Exercise directions:
Without the pictures, repeat the listing character for character.

[Charts and diagrams as code]
## begin

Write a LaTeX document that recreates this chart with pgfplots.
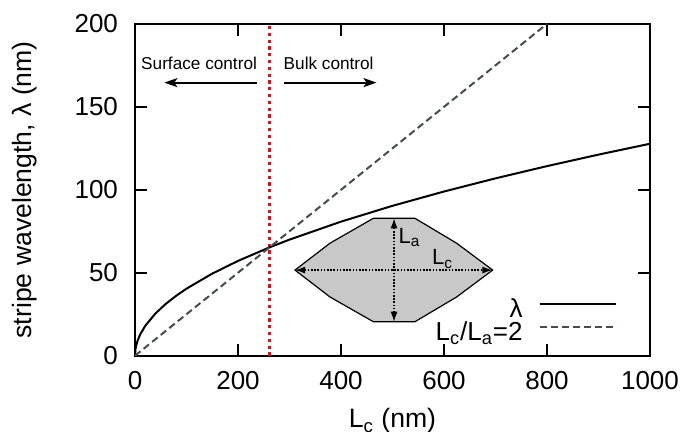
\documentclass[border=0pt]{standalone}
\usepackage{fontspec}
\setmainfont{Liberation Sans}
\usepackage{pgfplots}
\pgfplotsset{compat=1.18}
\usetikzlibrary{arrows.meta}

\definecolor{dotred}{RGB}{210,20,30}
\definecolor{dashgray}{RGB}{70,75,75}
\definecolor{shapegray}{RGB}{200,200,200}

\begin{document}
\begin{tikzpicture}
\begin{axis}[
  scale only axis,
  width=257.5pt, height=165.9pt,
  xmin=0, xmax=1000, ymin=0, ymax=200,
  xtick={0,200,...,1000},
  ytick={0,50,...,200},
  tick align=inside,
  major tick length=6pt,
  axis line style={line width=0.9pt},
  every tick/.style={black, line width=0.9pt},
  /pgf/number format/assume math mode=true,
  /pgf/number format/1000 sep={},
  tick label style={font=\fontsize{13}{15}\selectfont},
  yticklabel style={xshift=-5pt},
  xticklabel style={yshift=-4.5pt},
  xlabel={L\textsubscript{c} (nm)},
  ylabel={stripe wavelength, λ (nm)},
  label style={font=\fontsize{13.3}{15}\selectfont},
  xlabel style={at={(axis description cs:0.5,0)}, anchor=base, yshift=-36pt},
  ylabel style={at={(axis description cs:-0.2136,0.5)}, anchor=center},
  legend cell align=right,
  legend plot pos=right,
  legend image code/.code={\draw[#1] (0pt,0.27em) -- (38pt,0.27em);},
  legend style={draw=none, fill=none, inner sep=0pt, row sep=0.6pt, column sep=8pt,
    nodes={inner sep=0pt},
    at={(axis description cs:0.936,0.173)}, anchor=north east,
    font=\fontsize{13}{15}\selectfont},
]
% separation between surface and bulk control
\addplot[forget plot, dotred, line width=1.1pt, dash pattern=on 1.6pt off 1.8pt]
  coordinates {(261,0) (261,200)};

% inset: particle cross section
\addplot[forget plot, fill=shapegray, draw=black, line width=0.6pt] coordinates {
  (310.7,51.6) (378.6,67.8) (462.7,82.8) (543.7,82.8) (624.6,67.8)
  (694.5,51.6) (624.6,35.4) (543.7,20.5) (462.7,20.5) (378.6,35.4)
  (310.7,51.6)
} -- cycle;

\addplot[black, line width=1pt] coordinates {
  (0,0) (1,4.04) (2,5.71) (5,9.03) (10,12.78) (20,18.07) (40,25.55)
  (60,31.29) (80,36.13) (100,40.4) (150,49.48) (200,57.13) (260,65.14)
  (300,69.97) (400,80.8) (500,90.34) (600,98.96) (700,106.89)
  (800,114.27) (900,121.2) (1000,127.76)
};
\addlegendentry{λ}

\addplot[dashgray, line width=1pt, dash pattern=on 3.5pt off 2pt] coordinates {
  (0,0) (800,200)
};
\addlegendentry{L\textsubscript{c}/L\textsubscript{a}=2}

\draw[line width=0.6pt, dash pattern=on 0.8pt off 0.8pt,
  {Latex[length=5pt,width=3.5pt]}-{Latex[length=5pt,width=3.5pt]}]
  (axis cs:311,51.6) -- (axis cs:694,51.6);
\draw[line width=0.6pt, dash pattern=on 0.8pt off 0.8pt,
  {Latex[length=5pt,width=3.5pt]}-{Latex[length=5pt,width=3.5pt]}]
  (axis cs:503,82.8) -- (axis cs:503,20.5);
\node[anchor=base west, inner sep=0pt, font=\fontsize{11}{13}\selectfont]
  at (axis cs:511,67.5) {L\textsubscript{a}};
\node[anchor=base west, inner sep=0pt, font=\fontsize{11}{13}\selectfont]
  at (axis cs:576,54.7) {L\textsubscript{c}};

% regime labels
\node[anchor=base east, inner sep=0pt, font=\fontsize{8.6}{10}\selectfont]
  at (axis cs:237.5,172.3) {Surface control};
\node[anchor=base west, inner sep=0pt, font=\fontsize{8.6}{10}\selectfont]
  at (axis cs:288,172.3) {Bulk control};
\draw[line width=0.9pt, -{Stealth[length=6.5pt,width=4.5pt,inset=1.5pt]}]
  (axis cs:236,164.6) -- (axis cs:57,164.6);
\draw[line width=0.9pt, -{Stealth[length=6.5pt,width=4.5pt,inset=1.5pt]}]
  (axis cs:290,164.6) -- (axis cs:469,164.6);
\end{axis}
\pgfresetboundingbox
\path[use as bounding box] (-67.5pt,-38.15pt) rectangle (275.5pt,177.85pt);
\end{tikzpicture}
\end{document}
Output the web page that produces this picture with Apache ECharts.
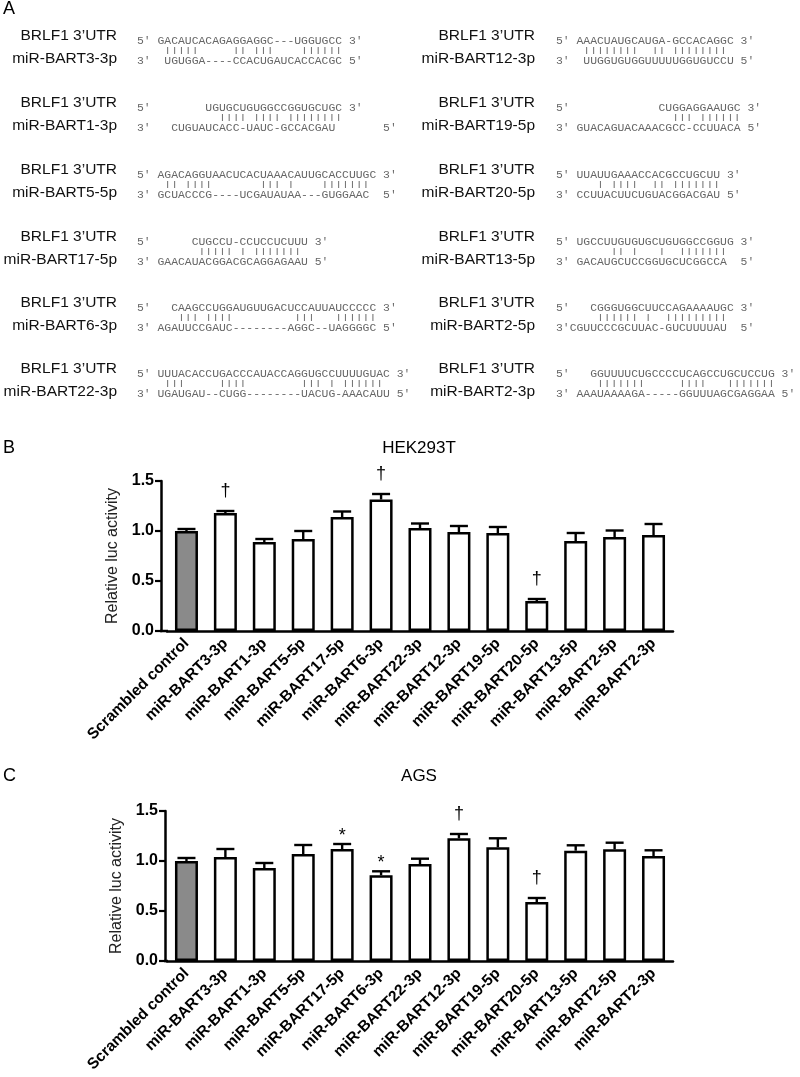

## end

Written solution:
Write a LaTeX document that recreates this chart with pgfplots.
\documentclass[border=0pt]{standalone}
\usepackage{fontspec}
\setmainfont{Liberation Sans}
\usepackage{pgfplots}
\pgfplotsset{compat=1.18}
\usetikzlibrary{arrows.meta}

\definecolor{dotred}{RGB}{210,20,30}
\definecolor{dashgray}{RGB}{70,75,75}
\definecolor{shapegray}{RGB}{200,200,200}

\begin{document}
\begin{tikzpicture}
\begin{axis}[
  scale only axis,
  width=257.5pt, height=165.9pt,
  xmin=0, xmax=1000, ymin=0, ymax=200,
  xtick={0,200,...,1000},
  ytick={0,50,...,200},
  tick align=inside,
  major tick length=6pt,
  axis line style={line width=0.9pt},
  every tick/.style={black, line width=0.9pt},
  /pgf/number format/assume math mode=true,
  /pgf/number format/1000 sep={},
  tick label style={font=\fontsize{13}{15}\selectfont},
  yticklabel style={xshift=-5pt},
  xticklabel style={yshift=-4.5pt},
  xlabel={L\textsubscript{c} (nm)},
  ylabel={stripe wavelength, λ (nm)},
  label style={font=\fontsize{13.3}{15}\selectfont},
  xlabel style={at={(axis description cs:0.5,0)}, anchor=base, yshift=-36pt},
  ylabel style={at={(axis description cs:-0.2136,0.5)}, anchor=center},
  legend cell align=right,
  legend plot pos=right,
  legend image code/.code={\draw[#1] (0pt,0.27em) -- (38pt,0.27em);},
  legend style={draw=none, fill=none, inner sep=0pt, row sep=0.6pt, column sep=8pt,
    nodes={inner sep=0pt},
    at={(axis description cs:0.936,0.173)}, anchor=north east,
    font=\fontsize{13}{15}\selectfont},
]
% separation between surface and bulk control
\addplot[forget plot, dotred, line width=1.1pt, dash pattern=on 1.6pt off 1.8pt]
  coordinates {(261,0) (261,200)};

% inset: particle cross section
\addplot[forget plot, fill=shapegray, draw=black, line width=0.6pt] coordinates {
  (310.7,51.6) (378.6,67.8) (462.7,82.8) (543.7,82.8) (624.6,67.8)
  (694.5,51.6) (624.6,35.4) (543.7,20.5) (462.7,20.5) (378.6,35.4)
  (310.7,51.6)
} -- cycle;

\addplot[black, line width=1pt] coordinates {
  (0,0) (1,4.04) (2,5.71) (5,9.03) (10,12.78) (20,18.07) (40,25.55)
  (60,31.29) (80,36.13) (100,40.4) (150,49.48) (200,57.13) (260,65.14)
  (300,69.97) (400,80.8) (500,90.34) (600,98.96) (700,106.89)
  (800,114.27) (900,121.2) (1000,127.76)
};
\addlegendentry{λ}

\addplot[dashgray, line width=1pt, dash pattern=on 3.5pt off 2pt] coordinates {
  (0,0) (800,200)
};
\addlegendentry{L\textsubscript{c}/L\textsubscript{a}=2}

\draw[line width=0.6pt, dash pattern=on 0.8pt off 0.8pt,
  {Latex[length=5pt,width=3.5pt]}-{Latex[length=5pt,width=3.5pt]}]
  (axis cs:311,51.6) -- (axis cs:694,51.6);
\draw[line width=0.6pt, dash pattern=on 0.8pt off 0.8pt,
  {Latex[length=5pt,width=3.5pt]}-{Latex[length=5pt,width=3.5pt]}]
  (axis cs:503,82.8) -- (axis cs:503,20.5);
\node[anchor=base west, inner sep=0pt, font=\fontsize{11}{13}\selectfont]
  at (axis cs:511,67.5) {L\textsubscript{a}};
\node[anchor=base west, inner sep=0pt, font=\fontsize{11}{13}\selectfont]
  at (axis cs:576,54.7) {L\textsubscript{c}};

% regime labels
\node[anchor=base east, inner sep=0pt, font=\fontsize{8.6}{10}\selectfont]
  at (axis cs:237.5,172.3) {Surface control};
\node[anchor=base west, inner sep=0pt, font=\fontsize{8.6}{10}\selectfont]
  at (axis cs:288,172.3) {Bulk control};
\draw[line width=0.9pt, -{Stealth[length=6.5pt,width=4.5pt,inset=1.5pt]}]
  (axis cs:236,164.6) -- (axis cs:57,164.6);
\draw[line width=0.9pt, -{Stealth[length=6.5pt,width=4.5pt,inset=1.5pt]}]
  (axis cs:290,164.6) -- (axis cs:469,164.6);
\end{axis}
\pgfresetboundingbox
\path[use as bounding box] (-67.5pt,-38.15pt) rectangle (275.5pt,177.85pt);
\end{tikzpicture}
\end{document}
Output the web page that produces this picture with Apache ECharts.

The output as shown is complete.